Проблема выявления первоначального П. («доканонического») может существовать и в самой религиозной системе, и в её научных исследованиях (особенно актуальна задача реконструкции доканонического П. в буддологии). В христианской теологии утверждение о том, что не всё может быть передано Писанием, считают иногда противоречащим тезису о полноте откровения в последнем, на этом основана протестантская доктрина о «достаточности Писания» (в новейшее время непопулярная и в протестантизме). В православной традиции, наоборот, известны случаи признания примата П. над писанием (напр., у А. С. Хомякова). П. может рассматриваться как сокровенное знание церкви, не сообщаемое непосвящённым, но отличающееся от эсотерического знания тем, что в случае необходимости (напр., для опровержения ереси) может быть открыто оглашено в проповеди, постановлении собора и т. п. Наконец, П. трактуется и как само знание (а не способ его сообщения), не сформулированное в слове, позволяющее отличать истинное от ложного и постигать откровение. В этом понимании П. противопоставлено «преданиям» во множественном числе как сообщению конкретных фрагментов учения.

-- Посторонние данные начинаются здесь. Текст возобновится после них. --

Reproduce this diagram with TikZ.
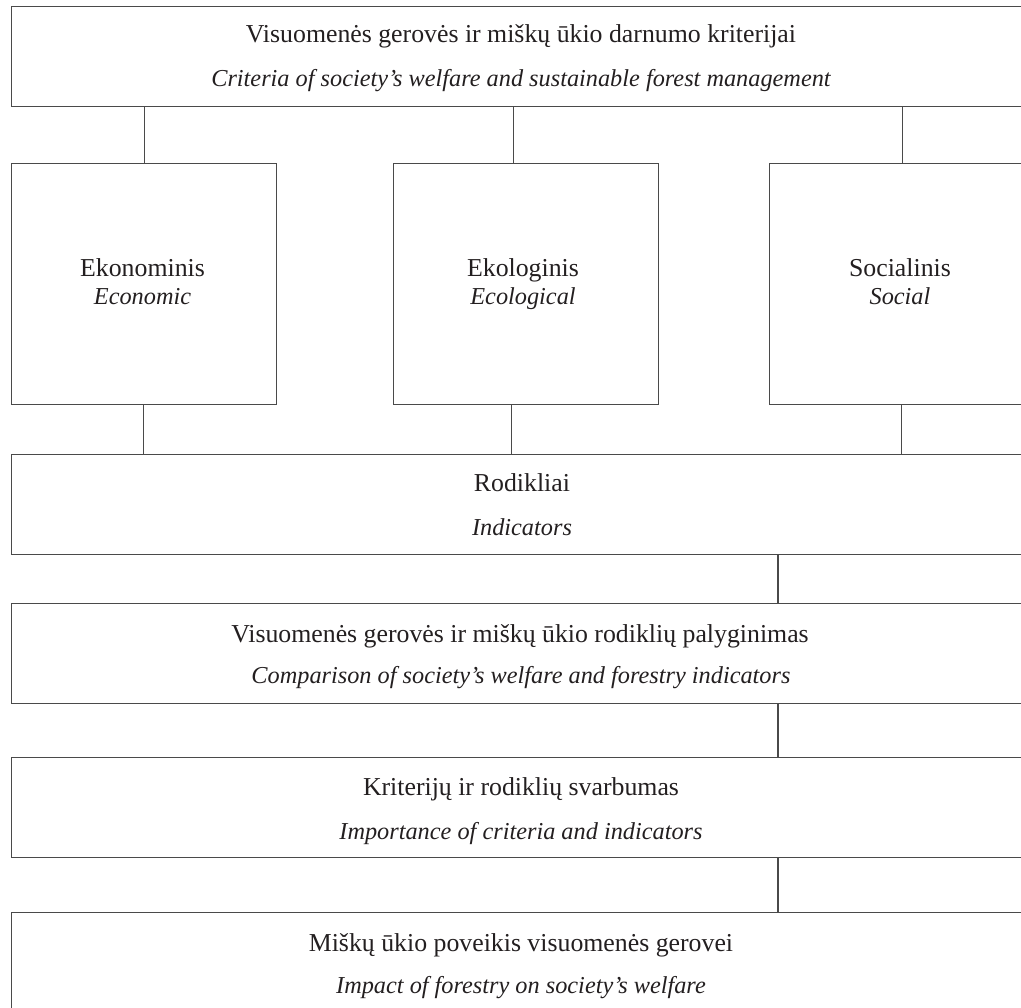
\documentclass[tikz,border=0pt]{standalone}
\usepackage{fontspec}
\setmainfont{Liberation Serif}
\definecolor{linec}{HTML}{4A4A4A}
\definecolor{textc}{HTML}{231F20}
\begin{document}
\begin{tikzpicture}[x=1pt,y=-1pt,
  box/.style={draw=linec,line width=1.2pt,rectangle,inner sep=0pt,anchor=north west},
  lbl/.style={anchor=base,inner sep=0pt,text=textc,font=\fontsize{25.8}{30}\selectfont},
  ilbl/.style={lbl,font=\fontsize{24.3}{30}\selectfont\itshape},
  conn/.style={draw=linec,line width=1.2pt}]
\useasboundingbox (0,0) rectangle (1021,1008);
\clip (0,0) rectangle (1021,1008);
% boxes
\node[box,minimum width=1023pt,minimum height=100pt] (top) at (11,6) {};
\node[box,minimum width=265pt,minimum height=241pt] (eco) at (11,163) {};
\node[box,minimum width=265pt,minimum height=241pt] (ecl) at (393,163) {};
\node[box,minimum width=265pt,minimum height=241pt] (soc) at (769,163) {};
\node[box,minimum width=1023pt,minimum height=100pt] (rod) at (11,454) {};
\node[box,minimum width=1023pt,minimum height=100pt] (cmp) at (11,603) {};
\node[box,minimum width=1023pt,minimum height=100pt] (imp) at (11,757) {};
\node[box,minimum width=1023pt,minimum height=100pt] (eff) at (11,912) {};
% texts
\node[lbl]  (t1a) at (521,43) {Visuomenės gerovės ir miškų ūkio darnumo kriterijai};
\node[ilbl] (t1b) at (521,87) {Criteria of society’s welfare and sustainable forest management};
\node[lbl]  (t2a) at (142.5,277) {Ekonominis};
\node[ilbl] (t2b) at (142.5,305) {Economic};
\node[lbl]  (t3a) at (523,277) {Ekologinis};
\node[ilbl] (t3b) at (523,305) {Ecological};
\node[lbl]  (t4a) at (900,277) {Socialinis};
\node[ilbl] (t4b) at (900,305) {Social};
\node[lbl]  (t5a) at (522,492) {Rodikliai};
\node[ilbl] (t5b) at (522,535) {Indicators};
\node[lbl]  (t6a) at (520,642) {Visuomenės gerovės ir miškų ūkio rodiklių palyginimas};
\node[ilbl] (t6b) at (521,683) {Comparison of society’s welfare and forestry indicators};
\node[lbl]  (t7a) at (521,795) {Kriterijų ir rodiklių svarbumas};
\node[ilbl] (t7b) at (521,839) {Importance of criteria and indicators};
\node[lbl]  (t8a) at (521,951) {Miškų ūkio poveikis visuomenės gerovei};
\node[ilbl] (t8b) at (521,993) {Impact of forestry on society’s welfare};
% connectors
\coordinate (cx) at (778,0);
\draw[conn] (eco.north) -- (eco.north |- top.south);
\draw[conn] ([xshift=-13pt]ecl.north) -- ([xshift=-13pt]ecl.north |- top.south);
\draw[conn] (soc.north) -- (soc.north |- top.south);
\draw[conn] ([xshift=-1pt]eco.south) -- ([xshift=-1pt]eco.south |- rod.north);
\draw[conn] ([xshift=-15pt]ecl.south) -- ([xshift=-15pt]ecl.south |- rod.north);
\draw[conn] ([xshift=-1pt]soc.south) -- ([xshift=-1pt]soc.south |- rod.north);
\draw[conn] (rod.south -| cx) -- (cmp.north -| cx);
\draw[conn] (cmp.south -| cx) -- (imp.north -| cx);
\draw[conn] (imp.south -| cx) -- (eff.north -| cx);
\end{tikzpicture}
\end{document}
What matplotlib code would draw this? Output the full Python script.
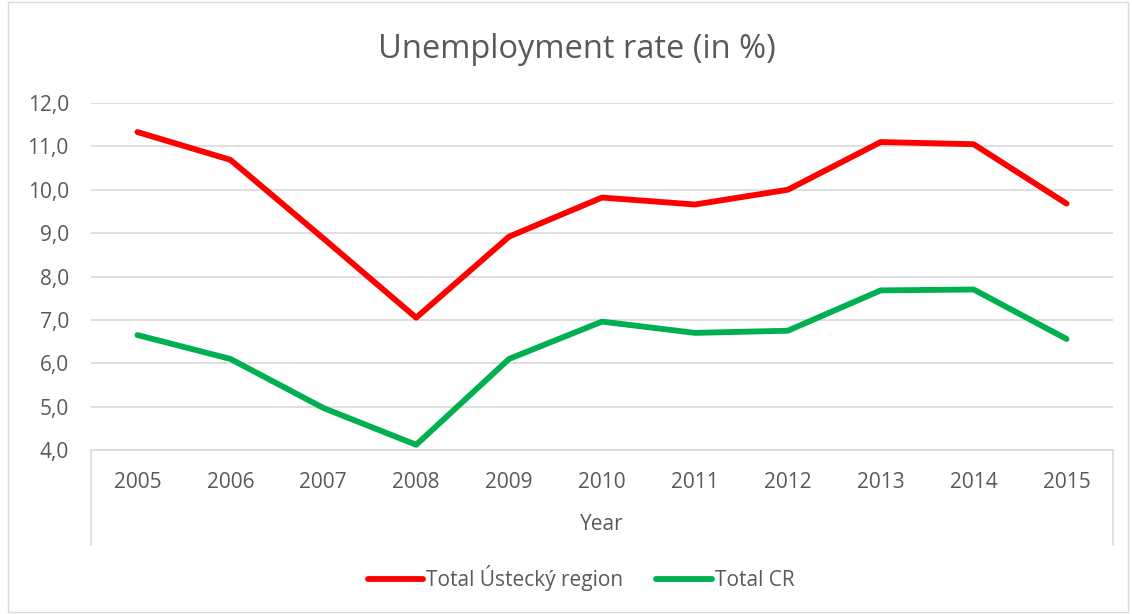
import matplotlib
matplotlib.use("Agg")
import matplotlib.pyplot as plt
from matplotlib.patches import Rectangle
from matplotlib.lines import Line2D

years = ["2005", "2006", "2007", "2008", "2009", "2010", "2011", "2012", "2013", "2014", "2015"]
usti = [11.33, 10.69, 8.88, 7.05, 8.92, 9.82, 9.66, 10.0, 11.1, 11.05, 9.68]
cr = [6.65, 6.10, 4.97, 4.12, 6.10, 6.96, 6.70, 6.75, 7.68, 7.70, 6.56]

W, H = 1132, 614
plt.rcParams['font.family'] = ['Open Sans', 'DejaVu Sans']
fig = plt.figure(figsize=(W / 100, H / 100), dpi=100)
fig.patch.set_facecolor("white")

# outer border
fig.patches.append(Rectangle((8 / W, 1 - 612 / H), (1128 - 8) / W, (612 - 2) / H,
                             transform=fig.transFigure, fill=False,
                             edgecolor="#d9d9d9", linewidth=1))

ax = fig.add_axes([91 / W, 1 - 450 / H, (1113 - 91) / W, (450 - 103) / H])
x = list(range(len(years)))
ax.plot(x, usti, color="#ff0000", linewidth=4.2, solid_capstyle="round", solid_joinstyle="round",
        label="Total Ústecký region")
ax.plot(x, cr, color="#00b050", linewidth=4.2, solid_capstyle="round", solid_joinstyle="round",
        label="Total CR")

ax.set_xlim(-0.5, len(years) - 0.5)
ax.set_ylim(4, 12)
ax.set_yticks([4, 5, 6, 7, 8, 9, 10, 11, 12])
ax.set_yticklabels([f"{v},0" for v in range(4, 13)])
ax.set_xticks(x)
ax.set_xticklabels(years)
for s in ["top", "right", "left"]:
    ax.spines[s].set_visible(False)
ax.spines["bottom"].set_color("#d9d9d9")
ax.spines["bottom"].set_linewidth(1.2)
ax.grid(axis="y", color="#d9d9d9", linewidth=1.2)
ax.set_axisbelow(True)
ax.tick_params(axis="both", length=0, labelsize=15, labelcolor="#595959")
ax.tick_params(axis="x", pad=16)
ax.tick_params(axis="y", pad=16)

# category box vertical lines
for xf in (91 / W, 1113 / W):
    fig.add_artist(Line2D([xf, xf], [1 - 450 / H, 1 - 545 / H], transform=fig.transFigure,
                          color="#d9d9d9", linewidth=1.2))

fig.text(602 / W, 1 - 525 / H, "Year", ha="center", va="center", fontsize=15, color="#595959")
fig.text(577 / W, 1 - 50 / H, "Unemployment rate (in %)", ha="center", va="center",
         fontsize=23.5, color="#595959")

leg = fig.legend(loc="center", bbox_to_anchor=(581 / W, 1 - 578 / H), ncol=2, frameon=False,
                 fontsize=15, handlelength=2.65, handletextpad=0.15, columnspacing=1.6)
for t in leg.get_texts():
    t.set_color("#595959")

fig.savefig("out.png", dpi=100)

Соотношение П. и писания в «мировых религиях» и иудаизме особенно отчётливо показывает типологическое отличие последних от «традиционных» религиозно-мифологических систем, хотя бы и существующих в письменных культурах. В этих системах, несмотря на наличие, например в древнегреческой культуре, развитой теологии, письменные тексты не являются кодификацией мифа (кроме позднейших мифографий, занимающих явно периферийное положение), они лишь упоминают, используют, обрабатывают мифологические сюжеты, известные коллективу из П. и культа.